The governance requirement is clear: AI recommendations should remain explainable, threshold-driven, and auditable. Enterprises should log why an exception was flagged, what data was used, and whether a human accepted or overrode the recommendation. In regulated environments, this auditability is as important as the model itself.
Cloud ERP modernization changes the close operating model
Cloud ERP modernization creates a strong opportunity to redesign close processes rather than simply migrate them. Many organizations move to cloud ERP but preserve legacy close habits such as offline reconciliations, manual journal trackers, and local entity workarounds. That approach limits the value of the platform and keeps finance dependent on shadow processes.
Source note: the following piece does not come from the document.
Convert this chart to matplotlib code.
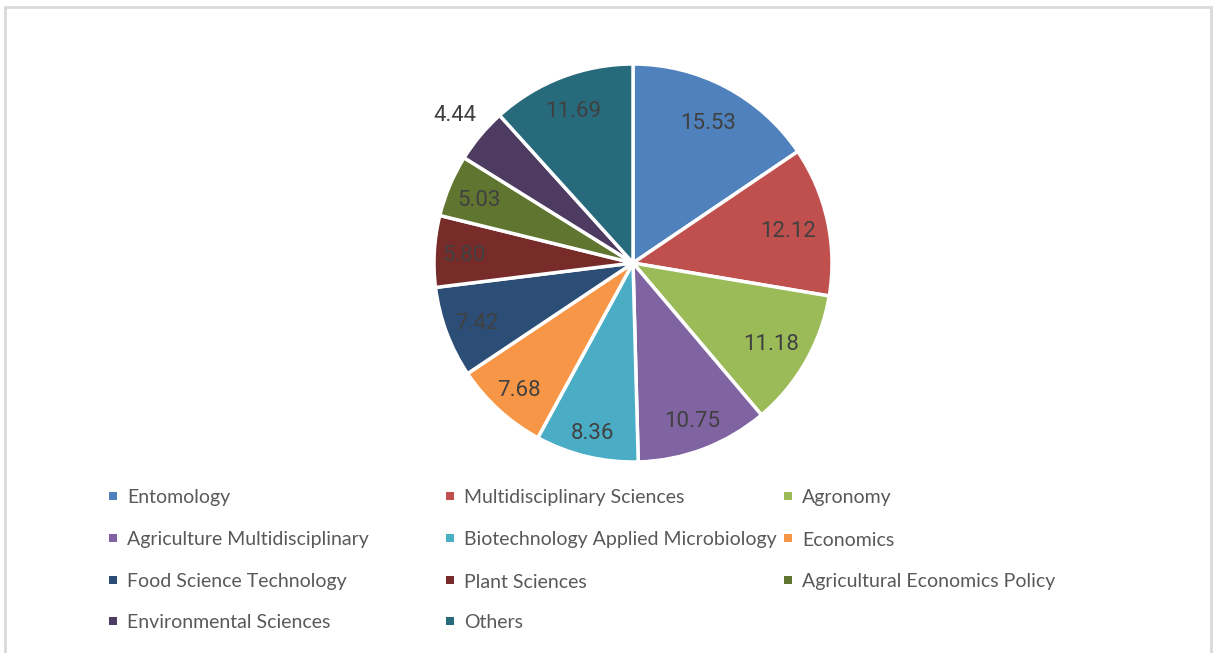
import numpy as np
import matplotlib.pyplot as plt
from matplotlib.patches import Rectangle

# 분야별 비율 (%)
categories = ['Entomology', 'Multidisciplinary Sciences', 'Agronomy',
              'Agriculture Multidisciplinary', 'Biotechnology Applied Microbiology', 'Economics',
              'Food Science Technology', 'Plant Sciences', 'Agricultural Economics Policy',
              'Environmental Sciences', 'Others']
values = [15.53, 12.12, 11.18, 10.75, 8.36, 7.68, 7.42, 5.80, 5.03, 4.44, 11.69]
colors = ['#4F81BD', '#C0504D', '#9BBB59', '#8064A2', '#4BACC6', '#F79646',
          '#2C4D75', '#772C2A', '#5F7530', '#4D3B62', '#276A7C']
# 라벨 위치 (반지름 비율)
label_dist = [0.81, 0.80, 0.80, 0.84, 0.87, 0.85, 0.84, 0.85, 0.84, 1.17, 0.83]

W, H = 1213, 653
fig = plt.figure(figsize=(W / 100, H / 100), dpi=100)


def px(x, y):
    return x / W, 1 - y / H


# 바깥 테두리
fig.add_artist(Rectangle(px(5, 700), 1206 / W, (700 - 7) / H, transform=fig.transFigure,
                         fill=False, edgecolor='#d9d9d9', linewidth=2))

# 파이 차트
cx, cy, r = 633, 263, 199
lim = 1.3
side = 2 * r * lim
ax = fig.add_axes([(cx - side / 2) / W, 1 - (cy + side / 2) / H, side / W, side / H])
wedges, texts = ax.pie(values, colors=colors, startangle=90, counterclock=False,
                       labels=[f'{v:.2f}' for v in values],
                       wedgeprops=dict(edgecolor='white', linewidth=2.5),
                       textprops=dict(fontsize=16, color='#404040', family='Roboto',
                                      ha='center', va='center'))
ax.set_xlim(-lim, lim)
ax.set_ylim(-lim, lim)
ax.set_aspect('equal')

# 라벨 위치 조정 (조각 가운데 각도 기준)
for w, t, d in zip(wedges, texts, label_dist):
    ang = np.deg2rad((w.theta1 + w.theta2) / 2)
    t.set_position((d * np.cos(ang), d * np.sin(ang) - 0.012))

# 범례 (3열, 행 우선)
col_x = [113, 450, 788]
row_y = [496, 538, 580, 621]
for i, (name, c) in enumerate(zip(categories, colors)):
    x = col_x[i % 3]
    y = row_y[i // 3]
    fig.add_artist(Rectangle(px(x - 4, y + 4), 8 / W, 8 / H, transform=fig.transFigure,
                             facecolor=c, edgecolor='none'))
    fx, fy = px(x + 14, y + 2)
    fig.text(fx, fy, name, fontsize=14, color='#595959', family='Lato',
             ha='left', va='center')

plt.savefig('out.png', dpi=100)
A better approach is to standardize close workflows during modernization. Define common account reconciliation templates, harmonize approval matrices, rationalize custom journal types, and establish canonical integration patterns for upstream systems. This is especially important after mergers, regional ERP consolidation, or shared services expansion, where process variation often becomes the main source of close inefficiency.
- Retire spreadsheet-based reconciliations where ERP-native or integrated workflow controls are available
- Standardize master data governance for entities, cost centers, accounts, and intercompany mappings
- Use middleware observability to monitor finance-critical interfaces before close deadlines are missed
- Design close dashboards around bottlenecks, unresolved exceptions, and aging rather than task completion alone
- Align finance, IT, and internal audit on evidence retention, segregation of duties, and approval traceability
Implementation considerations for scalable finance automation
The most successful programs start with a close process baseline. Measure current close duration, reconciliation aging, manual journal volume, interface failure rates, and the percentage of exceptions discovered after period end. This creates a fact base for prioritization and helps distinguish process issues from integration issues.
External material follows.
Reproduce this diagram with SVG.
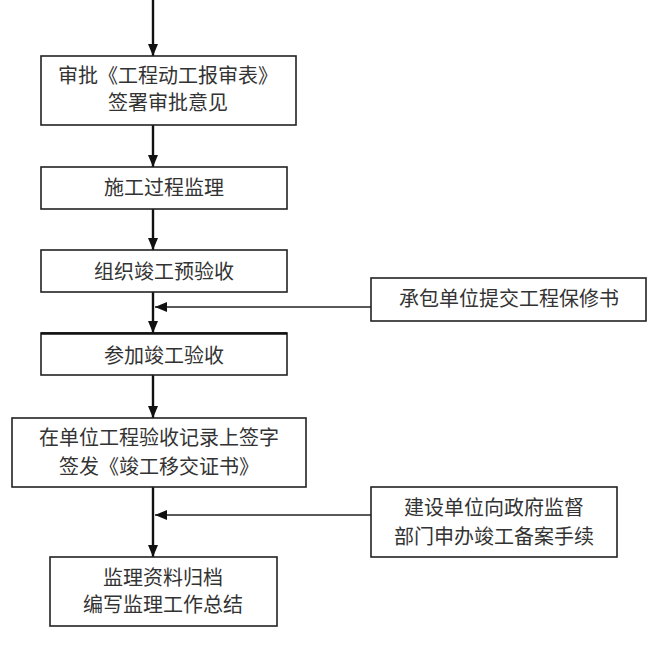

Next, segment automation opportunities into quick wins and structural redesign. Quick wins may include bank feed automation, journal approval routing, and standardized reconciliation templates. Structural redesign usually involves source-system integration, chart-of-accounts harmonization, intercompany workflow redesign, and close calendar orchestration across entities.
Deployment should be phased by risk and dependency. Start with high-volume, rules-based reconciliations and interfaces that repeatedly delay close. Then expand into cross-functional processes such as accrual automation, revenue support workflows, and intercompany elimination support. This sequencing reduces change risk while building confidence in the operating model.
Executive recommendations for CIOs, CFOs, and finance transformation leaders
Treat month-end close as an enterprise workflow architecture issue, not only an accounting productivity issue. The speed and quality of close depend on upstream operational systems, integration reliability, and governance discipline as much as on finance team effort. Executive sponsorship should therefore span finance, IT, and shared services.
Prioritize automation where it improves both cycle time and control quality. A faster close that still depends on opaque spreadsheets and unmanaged exceptions does not reduce enterprise risk. The target state should combine API-enabled data movement, workflow-driven accountability, AI-assisted exception triage, and audit-ready evidence capture.
Finally, define success beyond days-to-close. Leading indicators include reconciliation auto-match rates, exception aging, journal approval turnaround, interface reliability, and the percentage of balances validated before period end. These metrics provide a more accurate view of whether finance workflow automation is creating a durable operating advantage.